▼▼▼

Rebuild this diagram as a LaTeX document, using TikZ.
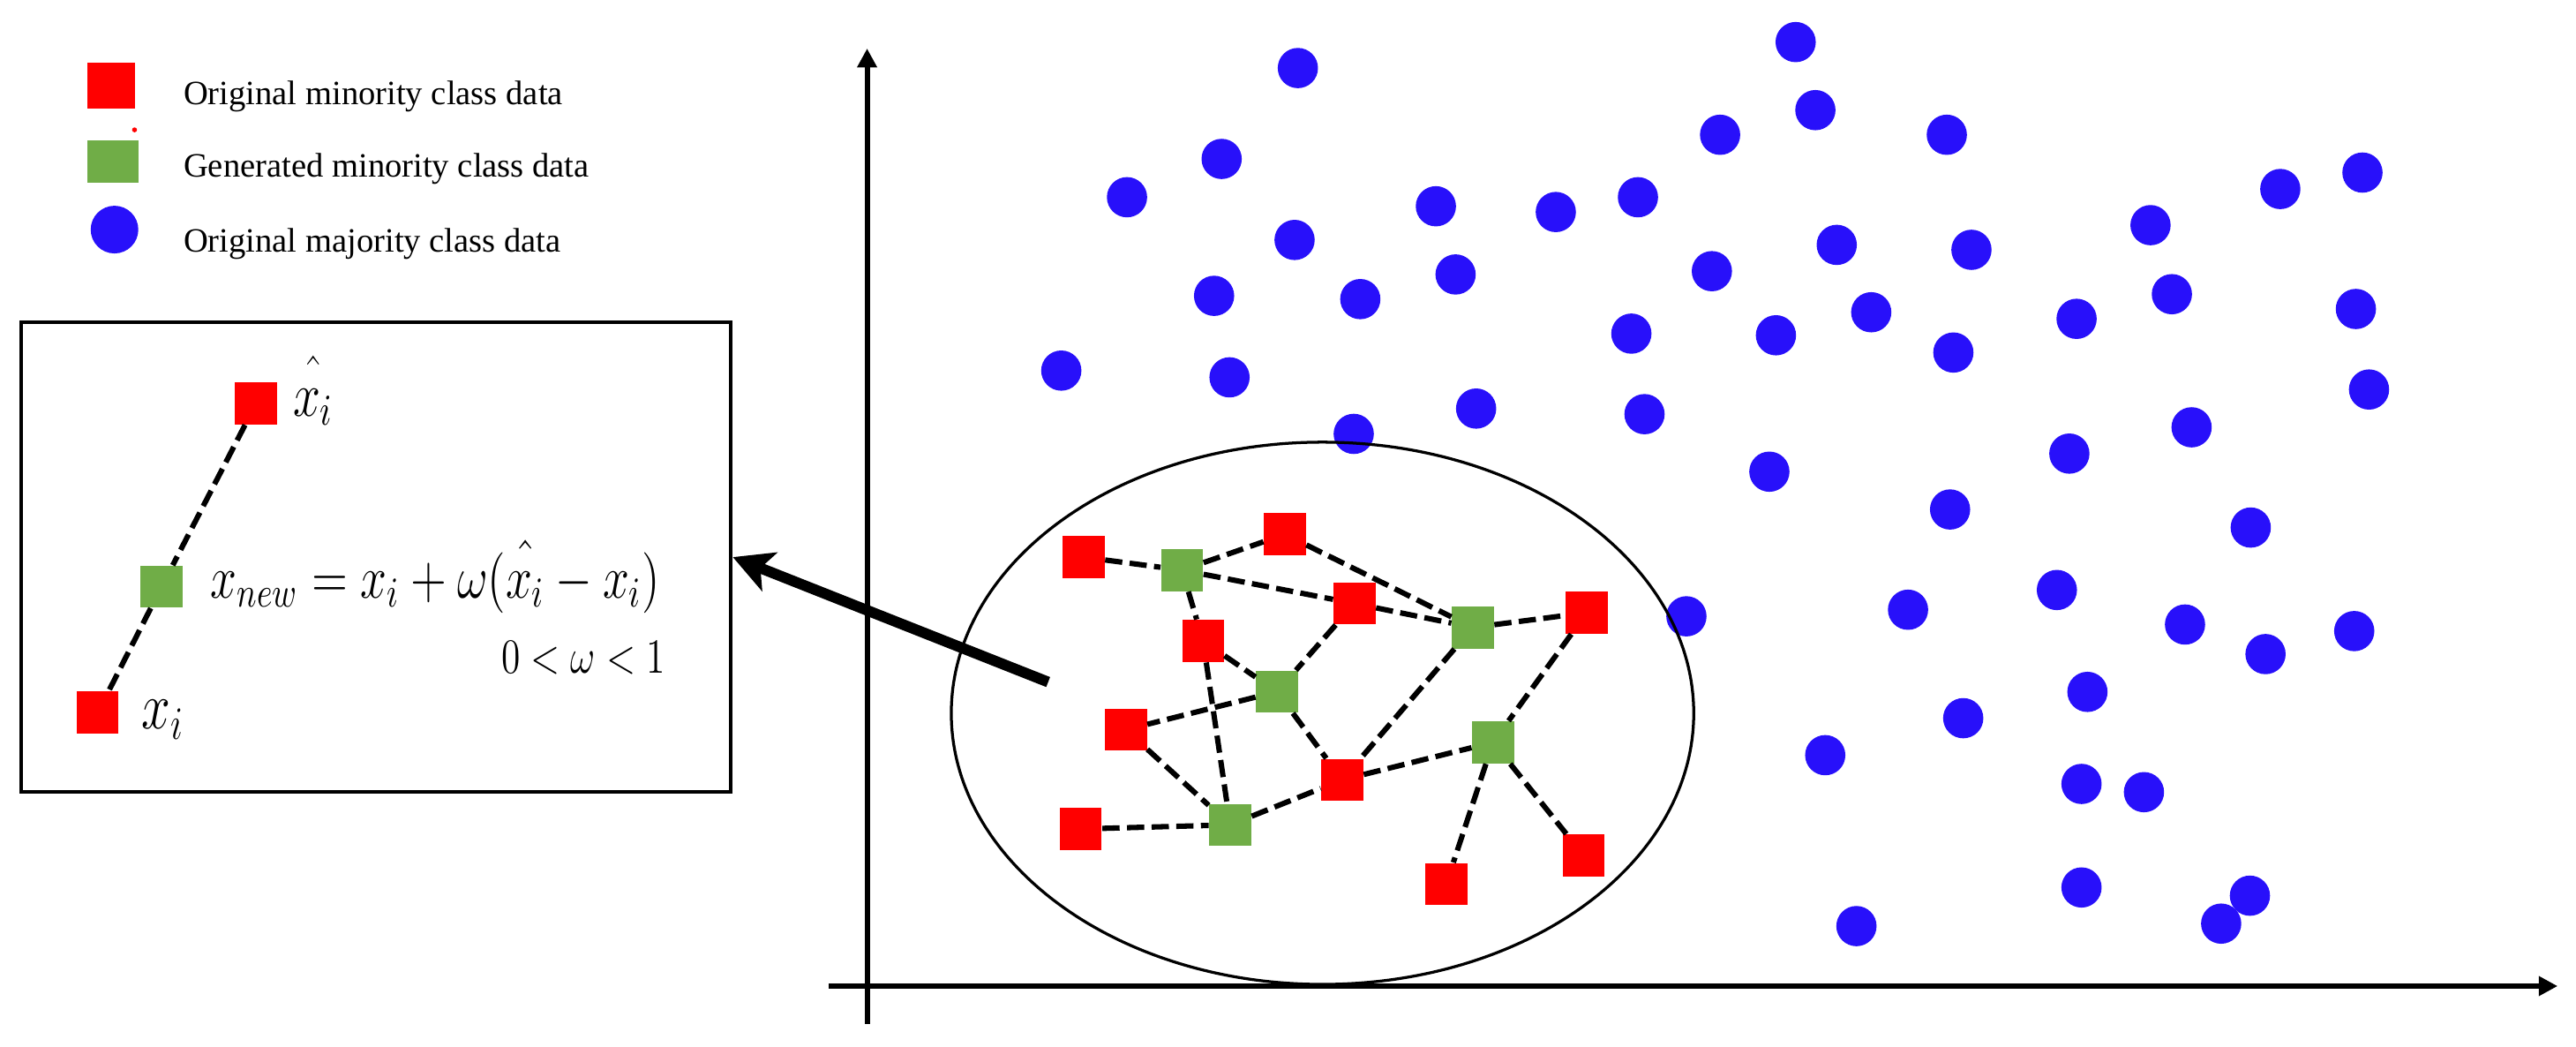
\RequirePackage{fix-cm}
\documentclass[tikz,border=0pt]{standalone}
\usepackage[no-math]{fontspec}
\newfontfamily\legendfont{Liberation Serif}
\usepackage{graphicx}
\usetikzlibrary{arrows.meta}
\definecolor{myred}{RGB}{255,0,0}
\definecolor{mygreen}{RGB}{112,173,71}
\definecolor{myblue}{RGB}{40,16,250}
\begin{document}
\begin{tikzpicture}[x=0.02cm, y=-0.02cm,
  redsq/.style={rectangle, fill=myred, minimum width=0.51cm, minimum height=0.51cm, inner sep=0},
  greensq/.style={rectangle, fill=mygreen, minimum width=0.51cm, minimum height=0.51cm, inner sep=0},
  bluedot/.style={circle, fill=myblue, minimum size=0.49cm, inner sep=0},
  link/.style={line width=0.065cm, dash pattern=on 0.21cm off 0.09cm},
  axisline/.style={line width=0.065cm, -{Triangle[length=0.23cm,width=0.23cm]}},
  bigarrow/.style={line width=0.13cm, -{Stealth[length=0.48cm,width=0.5cm,inset=0.12cm]}},
  legtext/.style={anchor=base west, inner sep=0, font=\legendfont\fontsize{11.8}{14}\selectfont},
  mathlbl/.style={anchor=base west, inner sep=0}]
\useasboundingbox (0,0) rectangle (1568,637);

% legend
\node[rectangle, fill=myred, minimum width=0.58cm, minimum height=0.56cm, inner sep=0] (lr) at (67.5,52) {};
\node[rectangle, fill=mygreen, minimum width=0.62cm, minimum height=0.52cm, inner sep=0] (lg) at (68.7,98.3) {};
\node[circle, fill=myblue, minimum size=0.58cm, inner sep=0] (lb) at (69.7,139.7) {};
\node[circle, fill=myred, minimum size=0.06cm, inner sep=0] (speck) at (81.9,79) {};
\node[legtext] (lrt) at (111.4,63.5) {Original minority class data};
\node[legtext] (lgt) at (111.4,107.8) {Generated minority class data};
\node[legtext] (lbt) at (111.4,153.6) {Original majority class data};

% zoom box
\node[draw, line width=0.045cm, minimum width=8.64cm, minimum height=5.72cm, inner sep=0] (zoombox) at (229,339) {};
\node[redsq] (bxa) at (155.9,245.5) {};
\node[greensq] (bxn) at (98.4,357) {};
\node[redsq] (bxb) at (59.5,433.6) {};
\draw[link] (bxa) -- (bxn) -- (bxb);
\node[mathlbl, font=\fontsize{17}{20}\selectfont] (lhat) at (178,253) {\scalebox{1}[1.28]{$\hat{\vphantom{l}x_i}$}};
\node[mathlbl, font=\fontsize{16.4}{20}\selectfont] (formula) at (128,364) {\scalebox{1}[1.28]{$x_{new} = x_i + \omega(\hat{\vphantom{l}x_i} - x_i)$}};
\node[mathlbl, font=\fontsize{13.3}{16}\selectfont] (cond) at (305,409.4) {\scalebox{1}[1.28]{$0 < \omega < 1$}};
\node[mathlbl, font=\fontsize{18}{21}\selectfont] (lxi) at (86,443.6) {\scalebox{1}[1.28]{$x_i$}};

% axes
\coordinate (yb) at (527.8,623);
\coordinate (yt) at (527.8,29.5);
\coordinate (xl) at (504.5,600);
\coordinate (xr) at (1556.8,600);
\draw[axisline] (yb) -- (yt);
\draw[axisline] (xl) -- (xr);

% majority dots
\foreach \px/\py [count=\k] in {790/41.4, 1093/25.6, 1105/67, 1047/82, 1185/82, 743.6/96.7, 686/120, 874/125.5, 947/129, 997/120,
  788/146, 1118/149, 1200/152, 1042/165, 1309/137, 1388/115, 1438/105, 739/180, 828/182, 886/167,
  1139/190, 1264/194, 1322/179, 1434/188, 646/225.5, 748.4/229.6, 993/203, 1081/204, 1189/214.5, 898.5/248.6,
  1001/252, 824/264, 1442/237, 1334/260, 1259.6/276, 1077/287, 1187/310, 1370/321, 1252/359, 1026.5/375,
  1161.4/371, 1379/398, 1330/380, 1433/384, 1270.6/421, 1195/437, 1111/459.5, 1267/477, 1305/482, 1267/540,
  1369.5/545, 1352/562, 1130/563.5}
  \node[bluedot] (d\k) at (\px,\py) {};

% neighbourhood ellipse
\draw[line width=0.035cm] (805,434) ellipse [x radius=4.52cm, y radius=3.3cm];

% minority points
\node[redsq] (r1) at (659.6,339) {};
\node[greensq] (g1) at (719.5,346.9) {};
\node[redsq] (r2) at (782.1,325.1) {};
\node[redsq] (r3) at (824.5,367.2) {};
\node[greensq] (g2) at (896.5,381.8) {};
\node[redsq] (r4) at (965.9,372.8) {};
\node[redsq] (r5) at (732.3,390) {};
\node[greensq] (g3) at (777.3,420.9) {};
\node[redsq] (r6) at (685.3,444) {};
\node[greensq] (g4) at (908.8,451.7) {};
\node[redsq] (r7) at (817,474.5) {};
\node[redsq] (r8) at (657.9,504.4) {};
\node[greensq] (g5) at (748.8,501.9) {};
\node[redsq] (r9) at (963.9,520.5) {};
\node[redsq] (r10) at (880.3,537.9) {};

\draw[link] (r1) -- (g1);
\draw[link] (g1) -- (r2);
\draw[link] (g1) -- (r3);
\draw[link] (r3) -- (g2);
\draw[link] (r2) -- (g2);
\draw[link] (g2) -- (r4);
\draw[link] (g1) -- (r5);
\draw[link] (r5) -- (g3);
\draw[link] (r3) -- (g3);
\draw[link] (g3) -- (r6);
\draw[link] (g3) -- (r7);
\draw[link] (r5) -- (g5);
\draw[link] (r6) -- (g5);
\draw[link] (r8) -- (g5);
\draw[link] (g5) -- (r7);
\draw[link] (g2) -- (r7);
\draw[link] (r7) -- (g4);
\draw[link] (r4) -- (g4);
\draw[link] (g4) -- (r10);
\draw[link] (g4) -- (r9);

% thick arrow to zoom box
\coordinate (tail) at (638,415);
\draw[bigarrow] (tail) -- (zoombox.east);
\end{tikzpicture}
\end{document}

▲▲▲

## What you have to do
Reproduce the data verbatim. Do not carry any picture into the copy.

## Response to the exercise
Rebuild this diagram as a LaTeX document, using TikZ.
\RequirePackage{fix-cm}
\documentclass[tikz,border=0pt]{standalone}
\usepackage[no-math]{fontspec}
\newfontfamily\legendfont{Liberation Serif}
\usepackage{graphicx}
\usetikzlibrary{arrows.meta}
\definecolor{myred}{RGB}{255,0,0}
\definecolor{mygreen}{RGB}{112,173,71}
\definecolor{myblue}{RGB}{40,16,250}
\begin{document}
\begin{tikzpicture}[x=0.02cm, y=-0.02cm,
  redsq/.style={rectangle, fill=myred, minimum width=0.51cm, minimum height=0.51cm, inner sep=0},
  greensq/.style={rectangle, fill=mygreen, minimum width=0.51cm, minimum height=0.51cm, inner sep=0},
  bluedot/.style={circle, fill=myblue, minimum size=0.49cm, inner sep=0},
  link/.style={line width=0.065cm, dash pattern=on 0.21cm off 0.09cm},
  axisline/.style={line width=0.065cm, -{Triangle[length=0.23cm,width=0.23cm]}},
  bigarrow/.style={line width=0.13cm, -{Stealth[length=0.48cm,width=0.5cm,inset=0.12cm]}},
  legtext/.style={anchor=base west, inner sep=0, font=\legendfont\fontsize{11.8}{14}\selectfont},
  mathlbl/.style={anchor=base west, inner sep=0}]
\useasboundingbox (0,0) rectangle (1568,637);

% legend
\node[rectangle, fill=myred, minimum width=0.58cm, minimum height=0.56cm, inner sep=0] (lr) at (67.5,52) {};
\node[rectangle, fill=mygreen, minimum width=0.62cm, minimum height=0.52cm, inner sep=0] (lg) at (68.7,98.3) {};
\node[circle, fill=myblue, minimum size=0.58cm, inner sep=0] (lb) at (69.7,139.7) {};
\node[circle, fill=myred, minimum size=0.06cm, inner sep=0] (speck) at (81.9,79) {};
\node[legtext] (lrt) at (111.4,63.5) {Original minority class data};
\node[legtext] (lgt) at (111.4,107.8) {Generated minority class data};
\node[legtext] (lbt) at (111.4,153.6) {Original majority class data};

% zoom box
\node[draw, line width=0.045cm, minimum width=8.64cm, minimum height=5.72cm, inner sep=0] (zoombox) at (229,339) {};
\node[redsq] (bxa) at (155.9,245.5) {};
\node[greensq] (bxn) at (98.4,357) {};
\node[redsq] (bxb) at (59.5,433.6) {};
\draw[link] (bxa) -- (bxn) -- (bxb);
\node[mathlbl, font=\fontsize{17}{20}\selectfont] (lhat) at (178,253) {\scalebox{1}[1.28]{$\hat{\vphantom{l}x_i}$}};
\node[mathlbl, font=\fontsize{16.4}{20}\selectfont] (formula) at (128,364) {\scalebox{1}[1.28]{$x_{new} = x_i + \omega(\hat{\vphantom{l}x_i} - x_i)$}};
\node[mathlbl, font=\fontsize{13.3}{16}\selectfont] (cond) at (305,409.4) {\scalebox{1}[1.28]{$0 < \omega < 1$}};
\node[mathlbl, font=\fontsize{18}{21}\selectfont] (lxi) at (86,443.6) {\scalebox{1}[1.28]{$x_i$}};

% axes
\coordinate (yb) at (527.8,623);
\coordinate (yt) at (527.8,29.5);
\coordinate (xl) at (504.5,600);
\coordinate (xr) at (1556.8,600);
\draw[axisline] (yb) -- (yt);
\draw[axisline] (xl) -- (xr);

% majority dots
\foreach \px/\py [count=\k] in {790/41.4, 1093/25.6, 1105/67, 1047/82, 1185/82, 743.6/96.7, 686/120, 874/125.5, 947/129, 997/120,
  788/146, 1118/149, 1200/152, 1042/165, 1309/137, 1388/115, 1438/105, 739/180, 828/182, 886/167,
  1139/190, 1264/194, 1322/179, 1434/188, 646/225.5, 748.4/229.6, 993/203, 1081/204, 1189/214.5, 898.5/248.6,
  1001/252, 824/264, 1442/237, 1334/260, 1259.6/276, 1077/287, 1187/310, 1370/321, 1252/359, 1026.5/375,
  1161.4/371, 1379/398, 1330/380, 1433/384, 1270.6/421, 1195/437, 1111/459.5, 1267/477, 1305/482, 1267/540,
  1369.5/545, 1352/562, 1130/563.5}
  \node[bluedot] (d\k) at (\px,\py) {};

% neighbourhood ellipse
\draw[line width=0.035cm] (805,434) ellipse [x radius=4.52cm, y radius=3.3cm];

% minority points
\node[redsq] (r1) at (659.6,339) {};
\node[greensq] (g1) at (719.5,346.9) {};
\node[redsq] (r2) at (782.1,325.1) {};
\node[redsq] (r3) at (824.5,367.2) {};
\node[greensq] (g2) at (896.5,381.8) {};
\node[redsq] (r4) at (965.9,372.8) {};
\node[redsq] (r5) at (732.3,390) {};
\node[greensq] (g3) at (777.3,420.9) {};
\node[redsq] (r6) at (685.3,444) {};
\node[greensq] (g4) at (908.8,451.7) {};
\node[redsq] (r7) at (817,474.5) {};
\node[redsq] (r8) at (657.9,504.4) {};
\node[greensq] (g5) at (748.8,501.9) {};
\node[redsq] (r9) at (963.9,520.5) {};
\node[redsq] (r10) at (880.3,537.9) {};

\draw[link] (r1) -- (g1);
\draw[link] (g1) -- (r2);
\draw[link] (g1) -- (r3);
\draw[link] (r3) -- (g2);
\draw[link] (r2) -- (g2);
\draw[link] (g2) -- (r4);
\draw[link] (g1) -- (r5);
\draw[link] (r5) -- (g3);
\draw[link] (r3) -- (g3);
\draw[link] (g3) -- (r6);
\draw[link] (g3) -- (r7);
\draw[link] (r5) -- (g5);
\draw[link] (r6) -- (g5);
\draw[link] (r8) -- (g5);
\draw[link] (g5) -- (r7);
\draw[link] (g2) -- (r7);
\draw[link] (r7) -- (g4);
\draw[link] (r4) -- (g4);
\draw[link] (g4) -- (r10);
\draw[link] (g4) -- (r9);

% thick arrow to zoom box
\coordinate (tail) at (638,415);
\draw[bigarrow] (tail) -- (zoombox.east);
\end{tikzpicture}
\end{document}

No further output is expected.